In a matter of a few weeks following the recent cease fire, the Israeli Army threw up a fence around the northern side of Ghajar, a historically border-plagued village straddling the Blue Line that is currently meant to separate Israel and Lebanon.
[Image: The Blue Line covers the Lebanese-Israeli border as well as the Lebanese-Golan Height border. - Wikipedia.]
Intended to separate the northern side of the village from the rest of Lebanon, the New York Times says “it amounts to a new occupation of their territory, potentially worsening tensions over the disputed Shabaa Farms area nearby.” Israel insists the fence is merely a means to prevent Hezbollah from using the village as a southern bunker, which it did during the conflict, and apparently still does as a drugs-for-information outpost. But Lebanese officials say it is yet another insidious form of occupation. Of course, none of this territorial tension is new to the roughly 2,500 people who have lived in this inadvertently tactical village.
“In 1932, the residents of Ghajar,” we are reminded, were mostly from the Alawite sect, and "were given the option of choosing their nationality and overwhelmingly chose to be a part of Syria, which has a sizable Alawite minority. When Israel conquered the Golan Heights in the Arab-Israeli war of 1967, the town fell under Israeli control.

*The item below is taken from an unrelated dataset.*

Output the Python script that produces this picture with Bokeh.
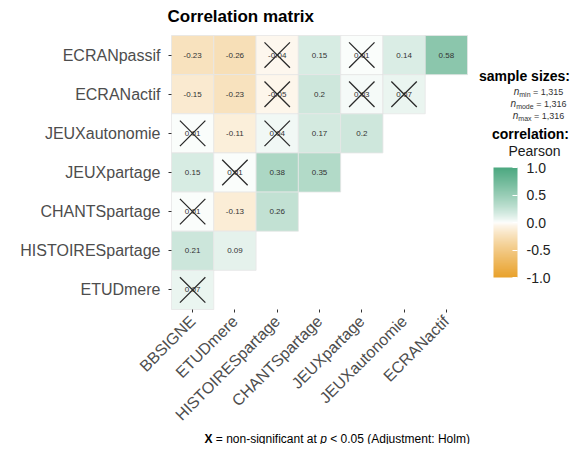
from bokeh.plotting import figure
from bokeh.models import (ColumnDataSource, LinearColorMapper, ColorBar, FixedTicker,
                          PrintfTickFormatter, Label, Range1d, LinearAxis)
from bokeh.embed import file_html
from bokeh.resources import INLINE
from bokeh.core.properties import value

# ---------------- data ----------------
rows = ["ECRANpassif", "ECRANactif", "JEUXautonomie", "JEUXpartage",
        "CHANTSpartage", "HISTOIRESpartage", "ETUDmere"]
cols = ["BBSIGNE", "ETUDmere", "HISTOIRESpartage", "CHANTSpartage",
        "JEUXpartage", "JEUXautonomie", "ECRANactif"]

r_ECRANpassif = [-0.23, -0.26, -0.04, 0.15, 0.01, 0.14, 0.58]
r_ECRANactif = [-0.15, -0.23, -0.05, 0.20, 0.03, 0.07]
r_JEUXautonomie = [0.01, -0.11, 0.04, 0.17, 0.20]
r_JEUXpartage = [0.15, 0.01, 0.38, 0.35]
r_CHANTSpartage = [0.01, -0.13, 0.26]
r_HISTOIRESpartage = [0.21, 0.09]
r_ETUDmere = [0.07]

ns_ECRANpassif = [0, 0, 1, 0, 1, 0, 0]
ns_ECRANactif = [0, 0, 1, 0, 1, 1]
ns_JEUXautonomie = [1, 0, 1, 0, 0]
ns_JEUXpartage = [0, 1, 0, 0]
ns_CHANTSpartage = [1, 0, 0]
ns_HISTOIRESpartage = [0, 0]
ns_ETUDmere = [1]

legend_ticks = [-1.0, -0.5, 0.0, 0.5, 1.0]
n_min, n_mode, n_max = "1,315", "1,316", "1,316"
title_text = "Correlation matrix"

values = [r_ECRANpassif, r_ECRANactif, r_JEUXautonomie, r_JEUXpartage,
          r_CHANTSpartage, r_HISTOIRESpartage, r_ETUDmere]
nonsig = [ns_ECRANpassif, ns_ECRANactif, ns_JEUXautonomie, ns_JEUXpartage,
          ns_CHANTSpartage, ns_HISTOIRESpartage, ns_ETUDmere]

nrow, ncol = len(rows), len(cols)
xs, ys, rs, labs = [], [], [], []
nx, ny = [], []
for i, row in enumerate(rows):
    for j, v in enumerate(values[i]):
        xs.append(j); ys.append(nrow - 1 - i); rs.append(v); labs.append(f"{v:g}")
        if nonsig[i][j]:
            nx.append(j); ny.append(nrow - 1 - i)
src = ColumnDataSource(dict(x=xs, y=ys, r=rs, label=labs))
nsrc = ColumnDataSource(dict(x=nx, y=ny))

# ---------------- colours ----------------
low_c = (233, 162, 44)
high_c = (76, 168, 128)
palette = []
N = 256
for k in range(N):
    v = -1 + 2 * k / (N - 1)
    t = abs(v) ** 0.8
    c = high_c if v > 0 else low_c
    rgb = tuple(int(round(255 + (ci - 255) * t)) for ci in c)
    palette.append("#%02x%02x%02x" % rgb)
mapper = LinearColorMapper(palette=palette, low=-1, high=1)

# ---------------- geometry (canvas px) ----------------
FONT = "Liberation Sans"
W, H = 571, 444
CL, CT, CW, CH = 171, 35, 296, 274   # heatmap block
ux, uy = CW / ncol, CH / nrow
CB = CT + CH

def dx(px):
    return (px - CL) / ux - 0.5
def dy(py):
    return (CB - py) / uy - 0.5

p = figure(width=W, height=H,
           x_range=Range1d(dx(0), dx(W)), y_range=Range1d(dy(H), dy(0)),
           min_border=0, x_axis_location=None, y_axis_location=None,
           toolbar_location=None, tools="", output_backend="svg")
p.outline_line_color = None
p.grid.visible = False
p.background_fill_color = "white"
p.border_fill_color = "white"

yax = LinearAxis(ticker=FixedTicker(ticks=list(range(nrow))),
                 major_label_overrides={nrow - 1 - i: r for i, r in enumerate(rows)},
                 fixed_location=-0.5)
xax = LinearAxis(ticker=FixedTicker(ticks=list(range(ncol))),
                 major_label_overrides={j: c for j, c in enumerate(cols)},
                 fixed_location=-0.5)
for ax in (xax, yax):
    ax.axis_line_color = None
    ax.major_tick_line_color = "#333333"
    ax.major_tick_out = 3
    ax.major_tick_in = 0
    ax.minor_tick_line_color = None
    ax.major_label_text_font = FONT
    ax.major_label_text_font_size = "16px"
    ax.major_label_text_color = "#4D4D4D"
yax.major_label_standoff = 8
xax.major_label_standoff = 6
xax.major_label_orientation = 0.785398
p.add_layout(yax, "left")
p.add_layout(xax, "below")

p.rect(x="x", y="y", width=1, height=1, source=src,
       fill_color={"field": "r", "transform": mapper},
       line_color="#E6E6E6", line_width=0.8)
p.text(x="x", y="y", text="label", source=src,
       text_font=value(FONT), text_font_size=value("8px"),
       text_color="#333333", text_align="center", text_baseline="middle")
p.scatter(x="x", y="y", source=nsrc, marker="x", size=36,
          line_color="#2b2b2b", line_width=1.3)

# ---------------- colour bar ----------------
cb = ColorBar(color_mapper=mapper, location=(493, H - 277), width=24, height=110,
              padding=0, margin=0,
              ticker=FixedTicker(ticks=legend_ticks),
              formatter=PrintfTickFormatter(format="%.1f"),
              major_label_text_font=FONT, major_label_text_font_size="14px",
              major_label_text_color="#222222", label_standoff=9,
              major_tick_line_color="white", major_tick_in=5, major_tick_out=0,
              minor_tick_line_color=None, bar_line_color=None,
              border_line_color=None, background_fill_alpha=0)
p.add_layout(cb)

# ---------------- texts ----------------
def lab(px, py, text, size, style="normal", align="left", color="#000000"):
    p.add_layout(Label(x=dx(px), y=dy(py), text=text, text_font=FONT,
                       text_font_size=size, text_font_style=style,
                       text_align=align, text_baseline="middle",
                       text_color=color))

lab(167, 16, title_text, "17px", "bold")

lab(524, 75, "sample sizes:", "14px", "bold", "center")
def nline(py, sub, num, center):
    w = {"min": 11.3, "mode": 17.5, "max": 13.2}[sub]
    start = center - (5.6 + w + 32.8) / 2
    lab(start, py, "n", "10px", "italic", color="#333333")
    lab(start + 5.6, py + 2.5, sub, "7px", color="#333333")
    lab(start + 5.6 + w + 2.5, py, "= " + num, "9px", color="#333333")
nline(91, "min", n_min, 538)
nline(103, "mode", n_mode, 538)
nline(115, "max", n_max, 538)
lab(530, 133, "correlation:", "14px", "bold", "center")
lab(534, 150, "Pearson", "14px", "normal", "center", "#1a1a1a")

cy = 438
cx = 204
lab(cx, cy, "X", "12px", "bold")
lab(cx + 11.3, cy, "= non-significant at", "12px")
lab(cx + 115.7, cy, "p", "12px", "italic")
lab(cx + 125.7, cy, "< 0.05 (Adjustment: Holm)", "12px")

open("out.html", "w").write(file_html(p, INLINE))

Many residents were given permits to work in Israel and were eventually granted Israeli citizenship. When Israel invaded Lebanon in 1978, the town began growing northward into Lebanese territory. The town’s future grew more complicated when Israel withdrew from southern Lebanon in 2000, leaving two-fifths of the town in Israel and the rest on Lebanese soil, across the so-called Blue Line demarcating the borders between the countries.”
Interestingly enough, there was a small snippet in the JPost about IDF orders to remove the fence, but, I think, sadly, it would probably be safe to add this one to the Subtopian cartography of longer term resident border fences.
[Image: Barbed wire fencing lining the Yalu River that separates North Korea and China. Photos by AP.]
Adjacently, on the other side of the Asian continent, China, now facing the North Korean reality of at least some verified nuclear threat, is busy posting their own security fence. Mother Jones sums it up: "The project was approved back in 2003, but construction seems to have picked up in the wake of North Korea's now-confirmed nuclear test with about 1,600 feet of fencing built in the past week. Made of 8 to 15 feet tall concrete barriers connected by barbed wire, the fence runs mainly along the banks of the 100-foot wide Yalu River, fertile land for local farmers. The two countries share an 880-mile border, a vital trade route for North Korea, which gets 90 percent of its oil from China."
However, at the bottom of this article are some more telling details of the plan.
But the border became a security concern for Beijing in the past decade, as North Korea's economy collapsed and social order crumbled in some places. Tens of thousands of refugees began trickling across the border into northeast China, fording the Yalu and Tumen rivers or walking across the ice in winter.
Professor Kim Woo-jun, of the Institute of East and West Studies in Seoul, said China built wire fences on major defection routes along the Tumen River in a project that began in 2003, and since September this year, China has been building wire fences along the Yalu River.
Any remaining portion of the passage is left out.